Here you overwrite the object reffered to by d with c (it's no longer the definition of a reference):

d = c;
d.doit(); // B version is called again??

That's the main difference between references and pointers. A reference is like a constant pointer that you can only assign at definition. Afterwards, whenever you use the reference, it means the object you've referred to.

In fact when you do d = c; some slicing occurs. The object d is in fact a B, but the operator= from A is called, copying only member data of A.
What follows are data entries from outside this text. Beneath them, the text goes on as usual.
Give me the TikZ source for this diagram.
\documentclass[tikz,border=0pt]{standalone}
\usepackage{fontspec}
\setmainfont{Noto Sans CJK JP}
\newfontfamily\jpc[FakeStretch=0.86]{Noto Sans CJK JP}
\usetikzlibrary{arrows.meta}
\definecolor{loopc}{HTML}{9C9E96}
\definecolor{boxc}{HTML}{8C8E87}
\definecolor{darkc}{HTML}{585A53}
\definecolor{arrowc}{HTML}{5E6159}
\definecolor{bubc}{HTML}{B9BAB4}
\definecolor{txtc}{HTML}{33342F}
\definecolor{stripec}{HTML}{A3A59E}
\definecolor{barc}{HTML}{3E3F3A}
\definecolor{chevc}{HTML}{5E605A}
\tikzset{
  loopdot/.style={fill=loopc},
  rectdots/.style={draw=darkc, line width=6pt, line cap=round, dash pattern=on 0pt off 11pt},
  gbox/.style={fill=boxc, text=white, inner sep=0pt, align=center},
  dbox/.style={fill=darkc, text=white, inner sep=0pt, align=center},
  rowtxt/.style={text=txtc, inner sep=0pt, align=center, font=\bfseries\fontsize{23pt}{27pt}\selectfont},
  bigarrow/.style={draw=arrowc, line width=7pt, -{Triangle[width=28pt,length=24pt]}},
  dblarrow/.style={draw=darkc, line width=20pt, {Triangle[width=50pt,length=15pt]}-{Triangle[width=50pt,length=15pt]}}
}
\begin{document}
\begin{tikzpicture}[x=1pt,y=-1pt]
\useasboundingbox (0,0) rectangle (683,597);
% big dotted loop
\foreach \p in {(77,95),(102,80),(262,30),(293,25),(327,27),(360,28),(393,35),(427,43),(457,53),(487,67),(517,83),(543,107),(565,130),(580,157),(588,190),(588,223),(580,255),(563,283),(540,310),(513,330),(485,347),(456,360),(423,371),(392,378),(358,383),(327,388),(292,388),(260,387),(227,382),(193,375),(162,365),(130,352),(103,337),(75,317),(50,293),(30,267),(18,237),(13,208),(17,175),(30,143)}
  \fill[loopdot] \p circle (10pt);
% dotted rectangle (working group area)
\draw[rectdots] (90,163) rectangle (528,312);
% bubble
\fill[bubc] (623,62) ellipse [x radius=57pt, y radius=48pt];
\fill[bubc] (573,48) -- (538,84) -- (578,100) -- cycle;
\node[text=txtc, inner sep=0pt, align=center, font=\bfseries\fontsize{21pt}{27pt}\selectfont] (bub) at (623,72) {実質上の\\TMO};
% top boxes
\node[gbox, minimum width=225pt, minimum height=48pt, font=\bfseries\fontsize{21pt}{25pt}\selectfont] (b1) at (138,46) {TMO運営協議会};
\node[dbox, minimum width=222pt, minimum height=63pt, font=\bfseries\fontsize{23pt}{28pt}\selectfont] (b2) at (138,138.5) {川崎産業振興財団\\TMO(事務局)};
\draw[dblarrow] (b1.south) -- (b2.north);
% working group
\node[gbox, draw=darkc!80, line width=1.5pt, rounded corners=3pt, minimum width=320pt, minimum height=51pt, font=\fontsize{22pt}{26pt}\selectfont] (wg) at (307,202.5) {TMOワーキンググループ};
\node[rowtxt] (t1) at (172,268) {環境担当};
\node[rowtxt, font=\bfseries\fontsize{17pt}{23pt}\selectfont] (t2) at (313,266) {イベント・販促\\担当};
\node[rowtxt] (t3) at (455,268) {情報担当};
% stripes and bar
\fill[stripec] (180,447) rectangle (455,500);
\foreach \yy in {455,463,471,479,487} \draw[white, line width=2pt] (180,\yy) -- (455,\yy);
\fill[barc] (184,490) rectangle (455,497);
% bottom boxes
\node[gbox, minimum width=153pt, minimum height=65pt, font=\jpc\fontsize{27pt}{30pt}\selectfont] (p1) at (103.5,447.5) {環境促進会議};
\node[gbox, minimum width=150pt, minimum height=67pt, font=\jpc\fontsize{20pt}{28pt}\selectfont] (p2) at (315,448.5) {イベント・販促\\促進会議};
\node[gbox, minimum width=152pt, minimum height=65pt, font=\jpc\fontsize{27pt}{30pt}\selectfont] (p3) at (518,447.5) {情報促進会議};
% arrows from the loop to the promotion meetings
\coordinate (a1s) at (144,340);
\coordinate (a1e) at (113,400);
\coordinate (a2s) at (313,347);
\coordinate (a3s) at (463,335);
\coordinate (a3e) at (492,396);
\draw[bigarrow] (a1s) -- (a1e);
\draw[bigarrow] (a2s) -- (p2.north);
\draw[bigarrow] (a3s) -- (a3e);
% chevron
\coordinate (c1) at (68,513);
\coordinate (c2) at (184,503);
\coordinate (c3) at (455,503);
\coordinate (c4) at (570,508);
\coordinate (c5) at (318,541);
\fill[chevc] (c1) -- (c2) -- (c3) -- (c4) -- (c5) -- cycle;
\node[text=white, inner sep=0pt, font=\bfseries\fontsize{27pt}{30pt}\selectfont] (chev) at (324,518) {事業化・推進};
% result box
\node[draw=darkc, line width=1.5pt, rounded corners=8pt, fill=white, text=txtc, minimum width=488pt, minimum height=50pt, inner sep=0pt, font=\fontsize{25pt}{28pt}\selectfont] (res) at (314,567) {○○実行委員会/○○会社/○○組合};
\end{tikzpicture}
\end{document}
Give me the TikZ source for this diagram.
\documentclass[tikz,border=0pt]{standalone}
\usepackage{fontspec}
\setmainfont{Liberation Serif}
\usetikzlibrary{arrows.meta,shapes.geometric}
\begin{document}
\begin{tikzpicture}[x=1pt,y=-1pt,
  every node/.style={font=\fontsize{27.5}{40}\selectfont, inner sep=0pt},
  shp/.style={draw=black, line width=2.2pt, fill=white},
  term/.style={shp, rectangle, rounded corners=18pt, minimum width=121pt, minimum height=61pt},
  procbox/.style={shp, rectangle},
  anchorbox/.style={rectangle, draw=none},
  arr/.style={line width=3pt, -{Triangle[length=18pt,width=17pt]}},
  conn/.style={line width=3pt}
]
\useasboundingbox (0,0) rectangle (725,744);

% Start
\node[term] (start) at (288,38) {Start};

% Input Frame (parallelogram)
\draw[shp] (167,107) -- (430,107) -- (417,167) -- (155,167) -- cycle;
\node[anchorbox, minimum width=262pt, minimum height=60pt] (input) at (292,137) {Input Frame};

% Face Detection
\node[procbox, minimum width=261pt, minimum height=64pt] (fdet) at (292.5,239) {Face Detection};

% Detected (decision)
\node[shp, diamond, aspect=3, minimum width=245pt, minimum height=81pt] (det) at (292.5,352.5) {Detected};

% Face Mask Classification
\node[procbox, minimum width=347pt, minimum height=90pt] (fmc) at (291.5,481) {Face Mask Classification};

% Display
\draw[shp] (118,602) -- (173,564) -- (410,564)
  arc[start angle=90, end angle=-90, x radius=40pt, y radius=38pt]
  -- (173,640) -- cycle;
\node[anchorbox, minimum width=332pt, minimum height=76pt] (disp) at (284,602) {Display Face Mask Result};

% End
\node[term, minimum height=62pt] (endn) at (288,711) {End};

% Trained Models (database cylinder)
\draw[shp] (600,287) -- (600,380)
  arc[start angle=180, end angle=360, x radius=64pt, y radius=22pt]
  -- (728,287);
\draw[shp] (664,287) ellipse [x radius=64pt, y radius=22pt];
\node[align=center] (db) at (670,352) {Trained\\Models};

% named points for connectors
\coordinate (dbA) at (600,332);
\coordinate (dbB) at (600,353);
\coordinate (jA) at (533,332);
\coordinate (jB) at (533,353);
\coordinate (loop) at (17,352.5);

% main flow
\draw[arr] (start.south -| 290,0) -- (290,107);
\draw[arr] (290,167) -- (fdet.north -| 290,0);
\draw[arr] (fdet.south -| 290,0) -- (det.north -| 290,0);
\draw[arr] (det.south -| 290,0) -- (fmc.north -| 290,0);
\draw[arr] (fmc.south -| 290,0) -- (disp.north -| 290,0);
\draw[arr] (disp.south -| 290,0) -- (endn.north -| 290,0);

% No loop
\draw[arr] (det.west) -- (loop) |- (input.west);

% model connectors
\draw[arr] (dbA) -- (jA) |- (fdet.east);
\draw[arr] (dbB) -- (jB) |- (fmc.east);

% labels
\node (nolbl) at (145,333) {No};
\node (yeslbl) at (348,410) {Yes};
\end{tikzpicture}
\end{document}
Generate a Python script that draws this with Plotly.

Here how to demonstrate this statement:

class A {
public:
    ...
    A& operator= (A a) {
        cout << "A::operator=" << endl;  // just to show what happens when d=c is called
        return *this; 
    }
};
class B : public A {
public:
    int x;   // add some variables for B
    virtual void doit() override {
        cout << "B::doit() " << x << endl; 
        doer(this);
    }
};
class C : public A {
public:
    int a,b; // add aditional variables for C
    virtual void doit() override {
        cout << "C::doit() " << a << ","<<b << endl;
        doer(this);
     }
};
...
b.x = 123;  // put some class specific variables in C
c.a = 222;  c.b = 333;  // put some class specific variables in C
A &d = b;  // assignement of the reference.  d reffers to a b object
d.doit();  // B version is called, OK
d = c;     // but an A object is copied (so only A subobject of c is taken
           // to overwrite A subobject of d)
d.doit();  // B version is called becaus again?? => yes !! because it's still a B
           // And you see that the B part of the object is left intact by A::operator=
cout << typeid(d).name() << endl; 
           // remember at this point that d still refers to b !

Answer 2

References are bound by their referent for their entire lifetime, and, unlike pointers, require initialization. Using the assignment operator calls the assignment operator of the referent, and does not reassign the reference:

A &d = b;
d = c;

Here d = c calls the assignment operator from the base class A subobject contained in d, and copies the A subobject data contained in c.